The years when young people move from youth to adulthood are full of immense possibility and potential. This is the time when young people gain the education, skills, life experiences, and supports they need to take on increasing responsibility, form their identities, and learn how to succeed on their own. A stable launching pad formed by support from families and caring adults, consistent access to resources to meet their basic needs, and opportunities to access quality education and employment helps adolescents become healthy, productive contributors to their communities.

But not all young people have access to the family and community resources and supports they need to thrive. We've identified four key findings that highlight ways the safety net is failing to meet the needs of all young people:

  1. Many young people lack a stable web of family and community supports to help them transition to adulthood. Systemic inequities in access to opportunities leave many young people, particularly Black and Latinx young people, growing up in families and communities with less access to  esources and supports.
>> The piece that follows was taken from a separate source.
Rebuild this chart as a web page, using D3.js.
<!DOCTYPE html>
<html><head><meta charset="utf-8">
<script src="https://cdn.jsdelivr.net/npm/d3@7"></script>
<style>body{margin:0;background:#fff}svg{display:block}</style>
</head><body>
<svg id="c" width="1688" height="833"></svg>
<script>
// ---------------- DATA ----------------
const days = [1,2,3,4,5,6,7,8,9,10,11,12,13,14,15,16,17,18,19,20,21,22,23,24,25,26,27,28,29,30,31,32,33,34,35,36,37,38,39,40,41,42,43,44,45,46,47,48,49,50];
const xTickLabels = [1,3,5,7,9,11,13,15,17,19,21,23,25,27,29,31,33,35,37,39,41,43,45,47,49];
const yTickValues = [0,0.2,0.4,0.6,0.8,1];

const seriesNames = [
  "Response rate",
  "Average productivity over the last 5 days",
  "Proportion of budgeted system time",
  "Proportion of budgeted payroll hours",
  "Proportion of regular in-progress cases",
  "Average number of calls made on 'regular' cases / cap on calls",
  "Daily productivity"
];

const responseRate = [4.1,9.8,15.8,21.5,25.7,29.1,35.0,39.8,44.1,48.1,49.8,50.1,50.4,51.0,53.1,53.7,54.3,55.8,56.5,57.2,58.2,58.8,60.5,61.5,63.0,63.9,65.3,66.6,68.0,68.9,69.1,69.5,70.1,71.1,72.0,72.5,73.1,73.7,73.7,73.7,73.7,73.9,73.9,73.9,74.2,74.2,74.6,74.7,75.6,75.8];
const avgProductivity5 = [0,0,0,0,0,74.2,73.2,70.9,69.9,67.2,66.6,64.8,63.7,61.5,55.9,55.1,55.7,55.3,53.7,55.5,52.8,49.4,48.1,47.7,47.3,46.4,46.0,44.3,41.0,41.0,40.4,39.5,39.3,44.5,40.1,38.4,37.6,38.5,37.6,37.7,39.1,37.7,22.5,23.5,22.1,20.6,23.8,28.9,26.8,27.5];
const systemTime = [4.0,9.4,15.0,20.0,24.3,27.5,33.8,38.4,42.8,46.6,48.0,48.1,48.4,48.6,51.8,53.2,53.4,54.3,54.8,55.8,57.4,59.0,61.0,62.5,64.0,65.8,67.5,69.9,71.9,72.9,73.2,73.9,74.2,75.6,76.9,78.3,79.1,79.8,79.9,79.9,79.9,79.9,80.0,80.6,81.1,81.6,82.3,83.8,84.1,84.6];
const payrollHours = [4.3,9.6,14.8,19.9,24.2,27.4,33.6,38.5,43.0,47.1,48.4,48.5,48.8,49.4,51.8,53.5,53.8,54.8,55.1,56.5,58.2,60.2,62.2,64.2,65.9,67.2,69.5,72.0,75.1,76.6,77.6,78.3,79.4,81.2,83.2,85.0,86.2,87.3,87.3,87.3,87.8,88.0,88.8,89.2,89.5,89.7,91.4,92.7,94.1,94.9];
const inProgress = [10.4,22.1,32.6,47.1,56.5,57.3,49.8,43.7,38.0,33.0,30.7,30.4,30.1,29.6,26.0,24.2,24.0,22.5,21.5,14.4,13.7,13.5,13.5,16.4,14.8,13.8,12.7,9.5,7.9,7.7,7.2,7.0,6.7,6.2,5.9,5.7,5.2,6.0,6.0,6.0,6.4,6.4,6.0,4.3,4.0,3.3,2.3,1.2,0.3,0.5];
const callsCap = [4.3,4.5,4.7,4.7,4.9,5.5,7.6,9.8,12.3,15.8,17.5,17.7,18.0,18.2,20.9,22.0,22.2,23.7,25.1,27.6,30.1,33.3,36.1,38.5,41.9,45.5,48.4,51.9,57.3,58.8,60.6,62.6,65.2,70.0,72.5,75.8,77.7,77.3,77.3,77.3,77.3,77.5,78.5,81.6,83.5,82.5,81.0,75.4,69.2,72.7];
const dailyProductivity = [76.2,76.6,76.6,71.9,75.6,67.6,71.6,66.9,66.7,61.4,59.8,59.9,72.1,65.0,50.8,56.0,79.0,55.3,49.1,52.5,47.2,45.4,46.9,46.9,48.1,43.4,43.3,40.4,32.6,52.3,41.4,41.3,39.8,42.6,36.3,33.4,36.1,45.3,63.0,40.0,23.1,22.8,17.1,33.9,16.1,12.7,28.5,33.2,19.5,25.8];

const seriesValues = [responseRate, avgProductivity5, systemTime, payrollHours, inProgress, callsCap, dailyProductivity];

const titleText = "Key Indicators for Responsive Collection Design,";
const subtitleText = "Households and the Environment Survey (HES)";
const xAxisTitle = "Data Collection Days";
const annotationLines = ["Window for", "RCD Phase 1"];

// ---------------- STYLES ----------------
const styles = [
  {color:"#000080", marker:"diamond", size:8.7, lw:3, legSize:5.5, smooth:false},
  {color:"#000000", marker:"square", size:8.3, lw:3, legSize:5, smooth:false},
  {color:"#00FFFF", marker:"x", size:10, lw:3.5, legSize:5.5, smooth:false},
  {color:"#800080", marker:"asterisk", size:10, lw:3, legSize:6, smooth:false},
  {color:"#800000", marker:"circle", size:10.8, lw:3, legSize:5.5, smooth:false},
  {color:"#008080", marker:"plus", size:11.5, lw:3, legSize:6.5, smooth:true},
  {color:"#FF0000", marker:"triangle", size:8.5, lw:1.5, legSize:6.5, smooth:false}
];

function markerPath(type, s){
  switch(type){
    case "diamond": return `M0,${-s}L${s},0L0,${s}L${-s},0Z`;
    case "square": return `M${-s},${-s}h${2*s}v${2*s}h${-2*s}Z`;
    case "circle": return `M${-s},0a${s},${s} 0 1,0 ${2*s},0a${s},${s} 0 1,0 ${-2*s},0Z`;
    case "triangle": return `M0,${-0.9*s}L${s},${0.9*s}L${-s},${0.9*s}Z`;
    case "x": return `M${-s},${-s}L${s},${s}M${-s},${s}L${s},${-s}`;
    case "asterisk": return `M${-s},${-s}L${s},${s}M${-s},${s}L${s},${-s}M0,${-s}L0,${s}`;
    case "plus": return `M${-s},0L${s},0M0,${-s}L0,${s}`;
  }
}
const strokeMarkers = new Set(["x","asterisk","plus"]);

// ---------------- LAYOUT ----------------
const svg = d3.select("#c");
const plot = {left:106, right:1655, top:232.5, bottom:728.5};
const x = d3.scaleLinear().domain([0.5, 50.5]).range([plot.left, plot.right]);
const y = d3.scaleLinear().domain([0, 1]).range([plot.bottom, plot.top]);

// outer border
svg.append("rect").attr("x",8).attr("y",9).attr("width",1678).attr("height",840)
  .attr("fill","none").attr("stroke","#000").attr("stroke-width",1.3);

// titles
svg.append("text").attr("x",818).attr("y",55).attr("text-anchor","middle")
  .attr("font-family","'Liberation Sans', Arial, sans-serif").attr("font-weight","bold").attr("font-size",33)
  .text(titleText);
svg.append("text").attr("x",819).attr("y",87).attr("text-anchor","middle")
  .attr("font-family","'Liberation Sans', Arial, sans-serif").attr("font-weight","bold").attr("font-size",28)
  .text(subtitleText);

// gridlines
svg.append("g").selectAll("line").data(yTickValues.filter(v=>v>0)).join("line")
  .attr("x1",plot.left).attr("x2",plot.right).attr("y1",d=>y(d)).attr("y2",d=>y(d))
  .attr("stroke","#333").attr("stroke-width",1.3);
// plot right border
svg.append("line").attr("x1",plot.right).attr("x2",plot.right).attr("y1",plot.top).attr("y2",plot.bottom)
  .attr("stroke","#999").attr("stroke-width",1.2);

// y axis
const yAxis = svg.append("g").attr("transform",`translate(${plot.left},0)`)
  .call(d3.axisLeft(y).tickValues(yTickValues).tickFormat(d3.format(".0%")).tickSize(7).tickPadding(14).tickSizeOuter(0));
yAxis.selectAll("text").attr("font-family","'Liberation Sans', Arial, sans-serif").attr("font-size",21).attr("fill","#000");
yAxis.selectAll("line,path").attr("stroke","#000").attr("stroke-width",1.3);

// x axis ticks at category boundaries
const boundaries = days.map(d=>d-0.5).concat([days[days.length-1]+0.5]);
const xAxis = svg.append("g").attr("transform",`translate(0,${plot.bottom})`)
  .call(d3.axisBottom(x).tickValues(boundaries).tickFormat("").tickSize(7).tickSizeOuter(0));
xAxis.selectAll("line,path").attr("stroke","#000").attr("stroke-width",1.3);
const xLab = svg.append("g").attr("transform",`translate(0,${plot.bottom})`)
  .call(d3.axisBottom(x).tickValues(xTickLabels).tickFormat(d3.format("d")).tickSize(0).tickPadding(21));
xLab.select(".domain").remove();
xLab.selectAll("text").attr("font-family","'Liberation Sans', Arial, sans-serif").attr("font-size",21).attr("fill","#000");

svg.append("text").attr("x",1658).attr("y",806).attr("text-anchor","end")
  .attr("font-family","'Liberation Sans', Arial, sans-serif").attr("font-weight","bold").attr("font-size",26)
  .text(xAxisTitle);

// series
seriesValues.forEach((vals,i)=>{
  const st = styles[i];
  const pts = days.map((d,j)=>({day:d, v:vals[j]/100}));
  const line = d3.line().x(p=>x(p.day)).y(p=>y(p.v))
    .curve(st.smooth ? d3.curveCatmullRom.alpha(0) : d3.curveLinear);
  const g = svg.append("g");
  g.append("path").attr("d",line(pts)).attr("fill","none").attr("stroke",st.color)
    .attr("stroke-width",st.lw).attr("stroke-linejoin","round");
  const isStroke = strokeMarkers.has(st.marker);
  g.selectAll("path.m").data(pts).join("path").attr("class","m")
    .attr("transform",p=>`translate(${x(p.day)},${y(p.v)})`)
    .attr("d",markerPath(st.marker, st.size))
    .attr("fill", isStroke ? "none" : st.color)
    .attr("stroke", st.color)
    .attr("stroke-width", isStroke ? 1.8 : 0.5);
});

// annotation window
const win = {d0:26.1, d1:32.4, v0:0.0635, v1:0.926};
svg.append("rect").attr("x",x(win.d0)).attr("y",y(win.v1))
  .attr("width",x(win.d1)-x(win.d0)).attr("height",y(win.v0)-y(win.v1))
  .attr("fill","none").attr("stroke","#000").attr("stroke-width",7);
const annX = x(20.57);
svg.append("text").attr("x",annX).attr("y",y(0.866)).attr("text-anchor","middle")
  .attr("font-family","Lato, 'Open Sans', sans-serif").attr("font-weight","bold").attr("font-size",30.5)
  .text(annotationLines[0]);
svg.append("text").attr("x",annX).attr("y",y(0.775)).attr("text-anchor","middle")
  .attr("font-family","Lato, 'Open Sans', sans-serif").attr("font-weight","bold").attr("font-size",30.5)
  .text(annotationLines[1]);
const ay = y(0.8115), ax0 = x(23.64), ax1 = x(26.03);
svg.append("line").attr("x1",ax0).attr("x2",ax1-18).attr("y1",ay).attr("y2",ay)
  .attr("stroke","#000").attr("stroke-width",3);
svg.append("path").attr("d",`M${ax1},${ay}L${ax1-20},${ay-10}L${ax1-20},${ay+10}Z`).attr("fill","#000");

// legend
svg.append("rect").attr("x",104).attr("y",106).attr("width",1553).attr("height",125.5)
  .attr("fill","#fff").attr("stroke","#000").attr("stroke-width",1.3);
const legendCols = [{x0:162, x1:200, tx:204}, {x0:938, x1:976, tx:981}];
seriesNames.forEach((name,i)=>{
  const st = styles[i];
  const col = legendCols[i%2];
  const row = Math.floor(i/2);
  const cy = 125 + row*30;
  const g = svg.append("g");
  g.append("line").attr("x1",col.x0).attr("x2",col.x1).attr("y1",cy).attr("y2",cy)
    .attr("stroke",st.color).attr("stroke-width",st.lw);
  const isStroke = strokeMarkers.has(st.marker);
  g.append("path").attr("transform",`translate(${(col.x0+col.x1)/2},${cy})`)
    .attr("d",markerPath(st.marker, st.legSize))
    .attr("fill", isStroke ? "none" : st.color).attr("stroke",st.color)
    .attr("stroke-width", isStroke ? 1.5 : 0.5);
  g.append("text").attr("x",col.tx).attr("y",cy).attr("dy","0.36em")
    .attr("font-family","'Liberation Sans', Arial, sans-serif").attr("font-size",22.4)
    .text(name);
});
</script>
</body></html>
  2. The federal safety net does not reflect the complex realities of young people’s lives, their developmental stage, or their strengths. Safety net policies and practices often overlook the complexities of young peoples’ lives, creating challenges for those who could benefit from these supports.
  3. The federal safety net has many gaps for young people. Because safety net programs tend to designate specific categories of people as eligible, other young people can fall through eligibility cracks.
  4. The federal safety net lacks a coherent approach to supporting young people. The contradictions and gaps in coverage for different groups of young people reflect a hodgepodge of policies, rules, and systems that sometimes work against each other.